EMAIL THIS PAGE TO A FRIEND

Biomacromolecules

Universal concept for the implementation of a single cleavable unit at tunable position in functional poly(ethylene glycol)s.


PMID 23256621

Abstract

Poly(ethylene glycol) (PEG) with acid-sensitive moieties gained attention particularly for various biomedical applications, such as the covalent attachment of PEG (PEGylation) to protein therapeutics, the synthesis of stealth liposomes, and polymeric carriers for low-molecular-weight drugs. Cleavable PEGs are favored over their inert analogues because of superior pharmacodynamic and/or pharmacokinetic properties of their formulations. However, synthetic routes to acetal-containing PEGs published up to date either require enormous efforts or result in ill-defined materials with a lack of control over the molecular weight.
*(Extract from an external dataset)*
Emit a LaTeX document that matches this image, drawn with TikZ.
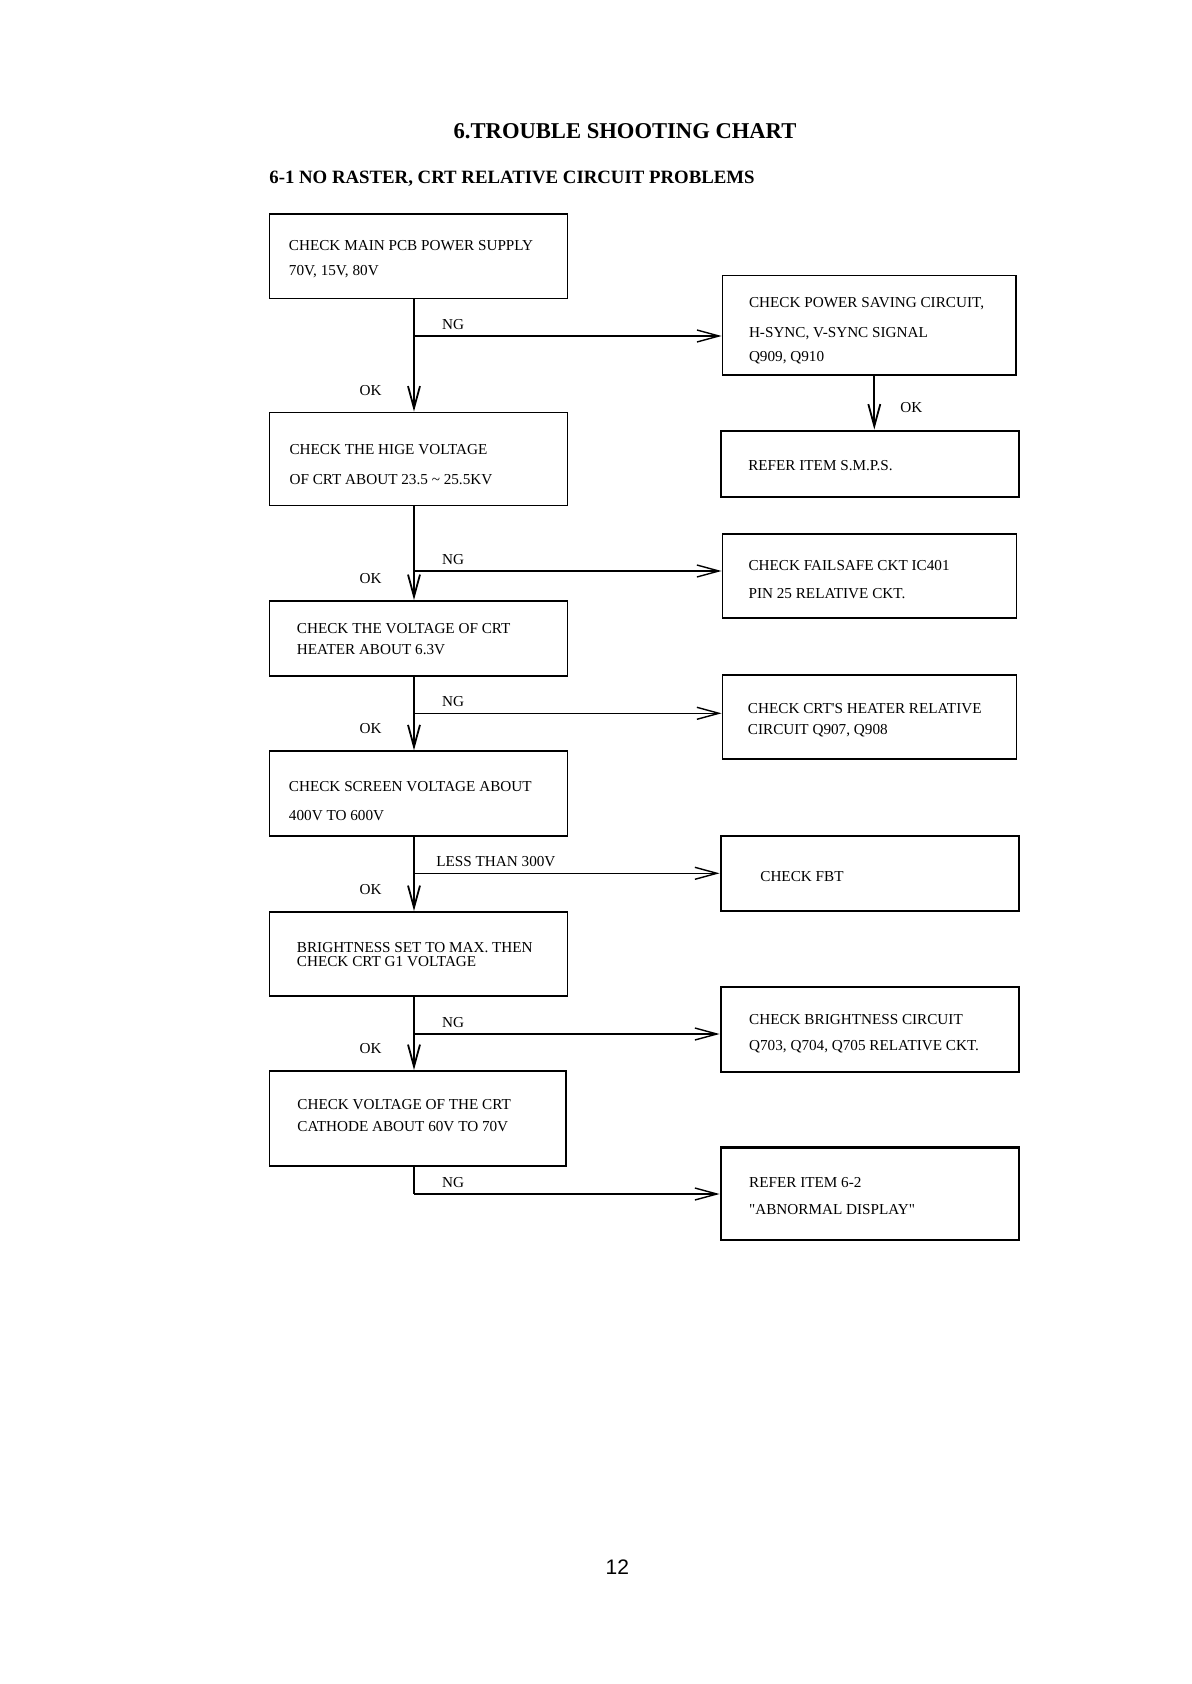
\documentclass[tikz,border=0pt]{standalone}
\usepackage{fontspec}
\setmainfont{Liberation Serif}
\newfontfamily\pagefont{Liberation Sans}
\usetikzlibrary{arrows.meta}
\usetikzlibrary{calc,positioning}

\tikzset{
	box/.style={draw, line width=0.75pt, inner sep=0pt, minimum width=149pt},
	thickbox/.style={box, line width=1.15pt},
	txt/.style={inner sep=0pt, align=left, font=\fontsize{7.6}{9}\selectfont},
	lbl/.style={inner sep=0pt, font=\fontsize{7.6}{9}\selectfont},
	flow/.style={line width=0.7pt, -{Straight Barb[length=11pt,width=6pt]}},
	down/.style={flow, line width=0.9pt}
}

\begin{document}
\begin{tikzpicture}[x=0.5pt, y=-0.5pt]
	\useasboundingbox (0,0) rectangle (1191,1684);
	
	% titles
	\node[inner sep=0pt, anchor=base, font=\fontsize{11.3}{13}\selectfont\bfseries] (title) at (625,139) {6.TROUBLE SHOOTING CHART};
	\node[inner sep=0pt, anchor=base west, font=\fontsize{9.4}{11}\selectfont\bfseries] (subtitle) at (269,183.3) {6-1 NO RASTER, CRT RELATIVE CIRCUIT PROBLEMS};
	
	% left column
	\node[box, minimum height=42.15pt] (b1) at (418.3,256.2) {};
	\node[box, minimum height=46.7pt] (b2) at (418.3,459) {};
	\node[box, minimum height=37.65pt] (b3) at (418.3,638.4) {};
	\node[box, minimum height=42.35pt] (b4) at (418.3,793.4) {};
	\node[box, minimum height=42.15pt] (b5) at (418.3,953.9) {};
	\node[box, minimum width=148.35pt, minimum height=47.65pt] (b6) at (417.7,1118.4) {};
	
	\node[txt, right=10pt of b1.west, yshift=-1.6pt] (b1t) {CHECK MAIN PCB POWER SUPPLY\\[3.35pt]70V, 15V, 80V};
	\node[txt, right=10.3pt of b2.west, yshift=-2.7pt] (b2t) {CHECK THE HIGE VOLTAGE\\[5.85pt]OF CRT ABOUT 23.5 \textasciitilde{} 25.5KV};
	\node[txt, right=14pt of b3.west, yshift=-0.3pt] (b3t) {CHECK THE VOLTAGE OF CRT\\[1.3pt]HEATER ABOUT 6.3V};
	\node[txt, right=10pt of b4.west, yshift=-3.8pt] (b4t) {CHECK SCREEN VOLTAGE ABOUT\\[5.5pt]400V TO 600V};
	\node[txt, right=14pt of b5.west, yshift=-0.4pt] (b5t) {BRIGHTNESS SET TO MAX. THEN\\[-1.8pt]CHECK CRT G1 VOLTAGE};
	\node[txt, right=14.2pt of b6.west, yshift=1.3pt] (b6t) {CHECK VOLTAGE OF THE CRT\\[1.85pt]CATHODE ABOUT 60V TO 70V};
	
	% right column
	\node[box, minimum width=146.85pt, minimum height=49.65pt] (r1) at (869.2,325.4) {};
	\node[thickbox, minimum height=33pt] (r2) at (870,463.7) {};
	\node[box, minimum width=147.2pt, minimum height=41.85pt] (r3) at (869.5,575.9) {};
	\node[box, minimum width=147.2pt, minimum height=42pt] (r4) at (869.5,717) {};
	\node[thickbox, minimum width=149.3pt, minimum height=37.35pt] (r5) at (870,873.4) {};
	\node[thickbox, minimum width=149.3pt, minimum height=42.5pt] (r6) at (870,1029.2) {};
	\node[thickbox, minimum width=149.3pt, minimum height=46.35pt] (r7) at (870,1193.7) {};
	
	\node[txt, right=13.5pt of r1.west, yshift=-2.7pt] (r1t) {CHECK POWER SAVING CIRCUIT,\\[5.7pt]H-SYNC, V-SYNC SIGNAL\\[3pt]Q909, Q910};
	\node[txt, right=14pt of r2.west, yshift=-1.1pt] (r2t) {REFER ITEM S.M.P.S.};
	\node[txt, right=13.3pt of r3.west, yshift=-1.9pt] (r3t) {CHECK FAILSAFE CKT IC401\\[5.15pt]PIN 25 RELATIVE CKT.};
	\node[txt, right=13pt of r4.west, yshift=-1.6pt] (r4t) {CHECK CRT\textquotesingle S HEATER RELATIVE\\[1.85pt]CIRCUIT Q907, Q908};
	\node[txt, right=20.2pt of r5.west, yshift=-1.6pt] (r5t) {CHECK FBT};
	\node[txt, right=14.6pt of r6.west, yshift=-2.2pt] (r6t) {CHECK BRIGHTNESS CIRCUIT\\[4pt]Q703, Q704, Q705 RELATIVE CKT.};
	\node[txt, right=14.6pt of r7.west, yshift=-1.1pt] (r7t) {REFER ITEM 6-2\\[4.3pt]\textquotedbl ABNORMAL DISPLAY\textquotedbl};
	
	% spine and branch points
	\coordinate (spine) at (414,0);
	\coordinate (rx) at (874.3,0);
	\coordinate (j1) at (414,336);
	\coordinate (j2) at (414,571);
	\coordinate (j3) at (414,713.3);
	\coordinate (j4) at (414,873.3);
	\coordinate (j5) at (414,1034);
	\coordinate (j6) at (414,1194);
	
	% OK path down
	\draw[down] (b1.south -| spine) -- (b2.north -| spine);
	\draw[down] (b2.south -| spine) -- (b3.north -| spine);
	\draw[down] (b3.south -| spine) -- (b4.north -| spine);
	\draw[down] (b4.south -| spine) -- (b5.north -| spine);
	\draw[down] (b5.south -| spine) -- (b6.north -| spine);
	\draw[down] (r1.south -| rx) -- (r2.north -| rx);
	
	% NG branches
	\draw[flow] (j1) -- (j1 -| r1.west);
	\draw[flow] (j2) -- (j2 -| r3.west);
	\draw[flow] (j3) -- (j3 -| r4.west);
	\draw[flow] (j4) -- (j4 -| r5.west);
	\draw[flow] (j5) -- (j5 -| r6.west);
	\draw[line width=0.9pt] (b6.south -| spine) -- (j6);
	\draw[flow] (j6) -- (j6 -| r7.west);
	
	% labels
	\node[lbl, anchor=base west] (ng1) at ($(j1)+(13.85pt,3.35pt)$) {NG};
	\node[lbl, anchor=base west] (ng2) at ($(j2)+(13.85pt,3.35pt)$) {NG};
	\node[lbl, anchor=base west] (ng3) at ($(j3)+(13.85pt,3.35pt)$) {NG};
	\node[lbl, anchor=base west] (less) at ($(j4)+(11pt,3.35pt)$) {LESS THAN 300V};
	\node[lbl, anchor=base west] (ng5) at ($(j5)+(13.85pt,3.35pt)$) {NG};
	\node[lbl, anchor=base west] (ng6) at ($(j6)+(13.85pt,3.35pt)$) {NG};
	\node[lbl, anchor=base east] (ok1) at ($(b2.north -| spine)+(-16pt,8.2pt)$) {OK};
	\node[lbl, anchor=base east] (ok2) at ($(b3.north -| spine)+(-16pt,8.2pt)$) {OK};
	\node[lbl, anchor=base east] (ok3) at ($(b4.north -| spine)+(-16pt,8.2pt)$) {OK};
	\node[lbl, anchor=base east] (ok4) at ($(b5.north -| spine)+(-16pt,8.2pt)$) {OK};
	\node[lbl, anchor=base east] (ok5) at ($(b6.north -| spine)+(-16pt,8.2pt)$) {OK};
	\node[lbl, anchor=base west] (okr) at ($(r2.north -| rx)+(12.85pt,8.35pt)$) {OK};
	
	% page number
	\node[inner sep=0pt, font=\fontsize{10.5}{12}\pagefont] (page) at (617.3,1566.7) {12};
\end{tikzpicture}
\end{document}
Herein, we describe a novel methodology to implement a single acetaldehyde acetal in well-defined (hetero)functional poly(ethylene glycol)s with total control over its position. To underline its general applicability, a diverse set of initiators for the anionic polymerization of ethylene oxide (cholesterol, dibenzylamino ethanol, and poly(ethylene glycol) monomethyl ether (mPEG)) was modified and used to synthesize the analogous labile PEGs. The polyether bearing the cleavable lipid had a degree of polymerization of 46, was amphiphilic and exhibited a critical micelle concentration of 4.20 mg·L(-1). From dibenzylamino ethanol, three heterofunctional PEGs with different molecular weights and labile amino termini were generated. The transformation of the amino functionality into the corresponding squaric acid ester amide demonstrated the accessibility of the cleavable functional group and activated the PEG for protein PEGylation, which was exemplarily shown by the attachment to bovine serum albumin (BSA). Furthermore, turning mPEG into a macroinitiator with a cleavable hydroxyl group granted access to a well-defined poly(ethylene glycol) derivative bearing a single cleavable moiety within its backbone. All the acetal-containing PEGs and PEG/protein conjugates were proven to degrade upon acidic treatment.